• Written request: Write out all of the lines below, exactly and completely.

• Data extract:
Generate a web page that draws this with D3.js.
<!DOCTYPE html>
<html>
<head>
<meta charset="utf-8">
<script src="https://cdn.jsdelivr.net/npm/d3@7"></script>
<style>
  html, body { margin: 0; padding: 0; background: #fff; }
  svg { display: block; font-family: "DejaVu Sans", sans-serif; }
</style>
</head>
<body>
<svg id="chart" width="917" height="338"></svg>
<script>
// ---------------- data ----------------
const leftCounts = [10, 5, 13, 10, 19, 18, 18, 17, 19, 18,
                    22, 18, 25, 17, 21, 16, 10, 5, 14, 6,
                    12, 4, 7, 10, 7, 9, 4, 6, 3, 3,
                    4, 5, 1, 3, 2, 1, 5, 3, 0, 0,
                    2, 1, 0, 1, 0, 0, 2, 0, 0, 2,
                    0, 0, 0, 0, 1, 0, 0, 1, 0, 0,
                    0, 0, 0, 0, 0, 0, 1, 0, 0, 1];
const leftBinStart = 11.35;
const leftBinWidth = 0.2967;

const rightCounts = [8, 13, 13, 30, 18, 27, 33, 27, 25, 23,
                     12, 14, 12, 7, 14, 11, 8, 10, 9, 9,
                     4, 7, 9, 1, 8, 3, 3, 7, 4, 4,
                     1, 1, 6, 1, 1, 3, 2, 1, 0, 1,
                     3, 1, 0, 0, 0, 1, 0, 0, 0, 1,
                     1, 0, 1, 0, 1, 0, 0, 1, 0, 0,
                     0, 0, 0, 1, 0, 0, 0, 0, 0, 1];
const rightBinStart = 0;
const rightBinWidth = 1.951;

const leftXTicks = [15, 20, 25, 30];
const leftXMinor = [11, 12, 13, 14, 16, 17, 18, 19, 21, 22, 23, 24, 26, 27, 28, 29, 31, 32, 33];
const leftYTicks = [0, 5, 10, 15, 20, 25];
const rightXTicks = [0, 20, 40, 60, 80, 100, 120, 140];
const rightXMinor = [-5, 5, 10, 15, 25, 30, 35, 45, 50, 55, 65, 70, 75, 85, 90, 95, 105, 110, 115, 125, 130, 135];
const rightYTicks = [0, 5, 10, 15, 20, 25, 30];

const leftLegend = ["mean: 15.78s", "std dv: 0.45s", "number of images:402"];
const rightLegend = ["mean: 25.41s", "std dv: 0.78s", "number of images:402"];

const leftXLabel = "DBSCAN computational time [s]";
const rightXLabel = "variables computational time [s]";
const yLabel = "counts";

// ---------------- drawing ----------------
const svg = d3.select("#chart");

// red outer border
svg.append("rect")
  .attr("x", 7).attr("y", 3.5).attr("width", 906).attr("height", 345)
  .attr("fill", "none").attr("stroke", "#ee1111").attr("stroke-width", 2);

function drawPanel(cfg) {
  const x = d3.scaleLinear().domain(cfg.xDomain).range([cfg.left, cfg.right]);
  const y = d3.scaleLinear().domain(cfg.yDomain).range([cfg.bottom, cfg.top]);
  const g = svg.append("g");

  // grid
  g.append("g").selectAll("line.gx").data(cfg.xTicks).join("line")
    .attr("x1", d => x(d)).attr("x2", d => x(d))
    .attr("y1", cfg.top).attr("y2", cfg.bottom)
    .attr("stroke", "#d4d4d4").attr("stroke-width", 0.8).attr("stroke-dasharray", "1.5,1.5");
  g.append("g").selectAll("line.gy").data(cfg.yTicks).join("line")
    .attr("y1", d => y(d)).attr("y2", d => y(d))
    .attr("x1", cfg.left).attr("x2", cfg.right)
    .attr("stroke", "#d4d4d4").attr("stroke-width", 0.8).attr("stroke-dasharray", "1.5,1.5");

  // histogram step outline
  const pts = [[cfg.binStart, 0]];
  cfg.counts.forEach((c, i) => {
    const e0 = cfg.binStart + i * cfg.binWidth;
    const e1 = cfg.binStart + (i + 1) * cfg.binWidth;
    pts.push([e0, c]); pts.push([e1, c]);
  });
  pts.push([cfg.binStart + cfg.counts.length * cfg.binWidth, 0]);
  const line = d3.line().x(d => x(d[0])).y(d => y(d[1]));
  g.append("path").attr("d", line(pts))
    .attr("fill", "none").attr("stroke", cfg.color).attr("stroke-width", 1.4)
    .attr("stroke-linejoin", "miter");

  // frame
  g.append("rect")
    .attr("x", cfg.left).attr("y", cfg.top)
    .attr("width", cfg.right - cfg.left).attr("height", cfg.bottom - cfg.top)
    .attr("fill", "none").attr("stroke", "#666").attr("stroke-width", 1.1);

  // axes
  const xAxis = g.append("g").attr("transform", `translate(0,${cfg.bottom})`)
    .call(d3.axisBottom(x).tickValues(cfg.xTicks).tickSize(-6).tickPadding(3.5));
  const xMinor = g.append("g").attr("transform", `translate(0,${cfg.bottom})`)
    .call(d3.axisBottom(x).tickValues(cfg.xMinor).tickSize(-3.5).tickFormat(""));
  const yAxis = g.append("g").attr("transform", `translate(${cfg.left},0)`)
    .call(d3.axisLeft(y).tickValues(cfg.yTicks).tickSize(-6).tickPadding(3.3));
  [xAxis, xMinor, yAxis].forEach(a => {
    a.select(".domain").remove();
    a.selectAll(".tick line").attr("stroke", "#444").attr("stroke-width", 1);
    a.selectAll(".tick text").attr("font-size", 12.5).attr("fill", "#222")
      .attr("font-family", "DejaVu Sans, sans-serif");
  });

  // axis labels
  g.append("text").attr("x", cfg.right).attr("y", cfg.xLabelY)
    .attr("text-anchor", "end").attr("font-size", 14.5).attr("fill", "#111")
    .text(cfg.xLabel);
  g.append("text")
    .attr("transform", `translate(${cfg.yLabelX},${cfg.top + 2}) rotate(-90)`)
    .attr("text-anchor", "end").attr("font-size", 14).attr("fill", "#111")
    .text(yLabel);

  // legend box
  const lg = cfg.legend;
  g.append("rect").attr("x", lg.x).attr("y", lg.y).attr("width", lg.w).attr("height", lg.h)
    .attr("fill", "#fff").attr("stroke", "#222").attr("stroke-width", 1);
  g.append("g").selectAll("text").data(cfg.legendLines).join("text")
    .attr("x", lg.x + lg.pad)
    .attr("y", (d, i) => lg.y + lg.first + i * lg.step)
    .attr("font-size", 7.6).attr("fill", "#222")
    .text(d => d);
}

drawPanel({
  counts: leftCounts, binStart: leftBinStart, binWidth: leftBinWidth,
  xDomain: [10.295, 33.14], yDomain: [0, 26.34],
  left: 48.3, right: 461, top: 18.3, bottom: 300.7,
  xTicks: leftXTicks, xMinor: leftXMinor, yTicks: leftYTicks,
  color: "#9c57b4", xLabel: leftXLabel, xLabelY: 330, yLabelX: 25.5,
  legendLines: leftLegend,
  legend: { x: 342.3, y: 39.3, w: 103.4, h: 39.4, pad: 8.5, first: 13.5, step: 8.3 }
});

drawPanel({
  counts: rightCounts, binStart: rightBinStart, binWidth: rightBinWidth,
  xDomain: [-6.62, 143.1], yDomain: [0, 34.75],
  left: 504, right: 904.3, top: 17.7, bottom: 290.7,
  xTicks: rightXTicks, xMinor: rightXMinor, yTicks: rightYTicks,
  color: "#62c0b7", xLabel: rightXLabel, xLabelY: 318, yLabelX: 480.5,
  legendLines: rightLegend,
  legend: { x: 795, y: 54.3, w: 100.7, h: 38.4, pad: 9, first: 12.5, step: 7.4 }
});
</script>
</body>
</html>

• Exercise answer:
Generate a web page that draws this with D3.js.
<!DOCTYPE html>
<html>
<head>
<meta charset="utf-8">
<script src="https://cdn.jsdelivr.net/npm/d3@7"></script>
<style>
  html, body { margin: 0; padding: 0; background: #fff; }
  svg { display: block; font-family: "DejaVu Sans", sans-serif; }
</style>
</head>
<body>
<svg id="chart" width="917" height="338"></svg>
<script>
// ---------------- data ----------------
const leftCounts = [10, 5, 13, 10, 19, 18, 18, 17, 19, 18,
                    22, 18, 25, 17, 21, 16, 10, 5, 14, 6,
                    12, 4, 7, 10, 7, 9, 4, 6, 3, 3,
                    4, 5, 1, 3, 2, 1, 5, 3, 0, 0,
                    2, 1, 0, 1, 0, 0, 2, 0, 0, 2,
                    0, 0, 0, 0, 1, 0, 0, 1, 0, 0,
                    0, 0, 0, 0, 0, 0, 1, 0, 0, 1];
const leftBinStart = 11.35;
const leftBinWidth = 0.2967;

const rightCounts = [8, 13, 13, 30, 18, 27, 33, 27, 25, 23,
                     12, 14, 12, 7, 14, 11, 8, 10, 9, 9,
                     4, 7, 9, 1, 8, 3, 3, 7, 4, 4,
                     1, 1, 6, 1, 1, 3, 2, 1, 0, 1,
                     3, 1, 0, 0, 0, 1, 0, 0, 0, 1,
                     1, 0, 1, 0, 1, 0, 0, 1, 0, 0,
                     0, 0, 0, 1, 0, 0, 0, 0, 0, 1];
const rightBinStart = 0;
const rightBinWidth = 1.951;

const leftXTicks = [15, 20, 25, 30];
const leftXMinor = [11, 12, 13, 14, 16, 17, 18, 19, 21, 22, 23, 24, 26, 27, 28, 29, 31, 32, 33];
const leftYTicks = [0, 5, 10, 15, 20, 25];
const rightXTicks = [0, 20, 40, 60, 80, 100, 120, 140];
const rightXMinor = [-5, 5, 10, 15, 25, 30, 35, 45, 50, 55, 65, 70, 75, 85, 90, 95, 105, 110, 115, 125, 130, 135];
const rightYTicks = [0, 5, 10, 15, 20, 25, 30];

const leftLegend = ["mean: 15.78s", "std dv: 0.45s", "number of images:402"];
const rightLegend = ["mean: 25.41s", "std dv: 0.78s", "number of images:402"];

const leftXLabel = "DBSCAN computational time [s]";
const rightXLabel = "variables computational time [s]";
const yLabel = "counts";

// ---------------- drawing ----------------
const svg = d3.select("#chart");

// red outer border
svg.append("rect")
  .attr("x", 7).attr("y", 3.5).attr("width", 906).attr("height", 345)
  .attr("fill", "none").attr("stroke", "#ee1111").attr("stroke-width", 2);

function drawPanel(cfg) {
  const x = d3.scaleLinear().domain(cfg.xDomain).range([cfg.left, cfg.right]);
  const y = d3.scaleLinear().domain(cfg.yDomain).range([cfg.bottom, cfg.top]);
  const g = svg.append("g");

  // grid
  g.append("g").selectAll("line.gx").data(cfg.xTicks).join("line")
    .attr("x1", d => x(d)).attr("x2", d => x(d))
    .attr("y1", cfg.top).attr("y2", cfg.bottom)
    .attr("stroke", "#d4d4d4").attr("stroke-width", 0.8).attr("stroke-dasharray", "1.5,1.5");
  g.append("g").selectAll("line.gy").data(cfg.yTicks).join("line")
    .attr("y1", d => y(d)).attr("y2", d => y(d))
    .attr("x1", cfg.left).attr("x2", cfg.right)
    .attr("stroke", "#d4d4d4").attr("stroke-width", 0.8).attr("stroke-dasharray", "1.5,1.5");

  // histogram step outline
  const pts = [[cfg.binStart, 0]];
  cfg.counts.forEach((c, i) => {
    const e0 = cfg.binStart + i * cfg.binWidth;
    const e1 = cfg.binStart + (i + 1) * cfg.binWidth;
    pts.push([e0, c]); pts.push([e1, c]);
  });
  pts.push([cfg.binStart + cfg.counts.length * cfg.binWidth, 0]);
  const line = d3.line().x(d => x(d[0])).y(d => y(d[1]));
  g.append("path").attr("d", line(pts))
    .attr("fill", "none").attr("stroke", cfg.color).attr("stroke-width", 1.4)
    .attr("stroke-linejoin", "miter");

  // frame
  g.append("rect")
    .attr("x", cfg.left).attr("y", cfg.top)
    .attr("width", cfg.right - cfg.left).attr("height", cfg.bottom - cfg.top)
    .attr("fill", "none").attr("stroke", "#666").attr("stroke-width", 1.1);

  // axes
  const xAxis = g.append("g").attr("transform", `translate(0,${cfg.bottom})`)
    .call(d3.axisBottom(x).tickValues(cfg.xTicks).tickSize(-6).tickPadding(3.5));
  const xMinor = g.append("g").attr("transform", `translate(0,${cfg.bottom})`)
    .call(d3.axisBottom(x).tickValues(cfg.xMinor).tickSize(-3.5).tickFormat(""));
  const yAxis = g.append("g").attr("transform", `translate(${cfg.left},0)`)
    .call(d3.axisLeft(y).tickValues(cfg.yTicks).tickSize(-6).tickPadding(3.3));
  [xAxis, xMinor, yAxis].forEach(a => {
    a.select(".domain").remove();
    a.selectAll(".tick line").attr("stroke", "#444").attr("stroke-width", 1);
    a.selectAll(".tick text").attr("font-size", 12.5).attr("fill", "#222")
      .attr("font-family", "DejaVu Sans, sans-serif");
  });

  // axis labels
  g.append("text").attr("x", cfg.right).attr("y", cfg.xLabelY)
    .attr("text-anchor", "end").attr("font-size", 14.5).attr("fill", "#111")
    .text(cfg.xLabel);
  g.append("text")
    .attr("transform", `translate(${cfg.yLabelX},${cfg.top + 2}) rotate(-90)`)
    .attr("text-anchor", "end").attr("font-size", 14).attr("fill", "#111")
    .text(yLabel);

  // legend box
  const lg = cfg.legend;
  g.append("rect").attr("x", lg.x).attr("y", lg.y).attr("width", lg.w).attr("height", lg.h)
    .attr("fill", "#fff").attr("stroke", "#222").attr("stroke-width", 1);
  g.append("g").selectAll("text").data(cfg.legendLines).join("text")
    .attr("x", lg.x + lg.pad)
    .attr("y", (d, i) => lg.y + lg.first + i * lg.step)
    .attr("font-size", 7.6).attr("fill", "#222")
    .text(d => d);
}

drawPanel({
  counts: leftCounts, binStart: leftBinStart, binWidth: leftBinWidth,
  xDomain: [10.295, 33.14], yDomain: [0, 26.34],
  left: 48.3, right: 461, top: 18.3, bottom: 300.7,
  xTicks: leftXTicks, xMinor: leftXMinor, yTicks: leftYTicks,
  color: "#9c57b4", xLabel: leftXLabel, xLabelY: 330, yLabelX: 25.5,
  legendLines: leftLegend,
  legend: { x: 342.3, y: 39.3, w: 103.4, h: 39.4, pad: 8.5, first: 13.5, step: 8.3 }
});

drawPanel({
  counts: rightCounts, binStart: rightBinStart, binWidth: rightBinWidth,
  xDomain: [-6.62, 143.1], yDomain: [0, 34.75],
  left: 504, right: 904.3, top: 17.7, bottom: 290.7,
  xTicks: rightXTicks, xMinor: rightXMinor, yTicks: rightYTicks,
  color: "#62c0b7", xLabel: rightXLabel, xLabelY: 318, yLabelX: 480.5,
  legendLines: rightLegend,
  legend: { x: 795, y: 54.3, w: 100.7, h: 38.4, pad: 9, first: 12.5, step: 7.4 }
});
</script>
</body>
</html>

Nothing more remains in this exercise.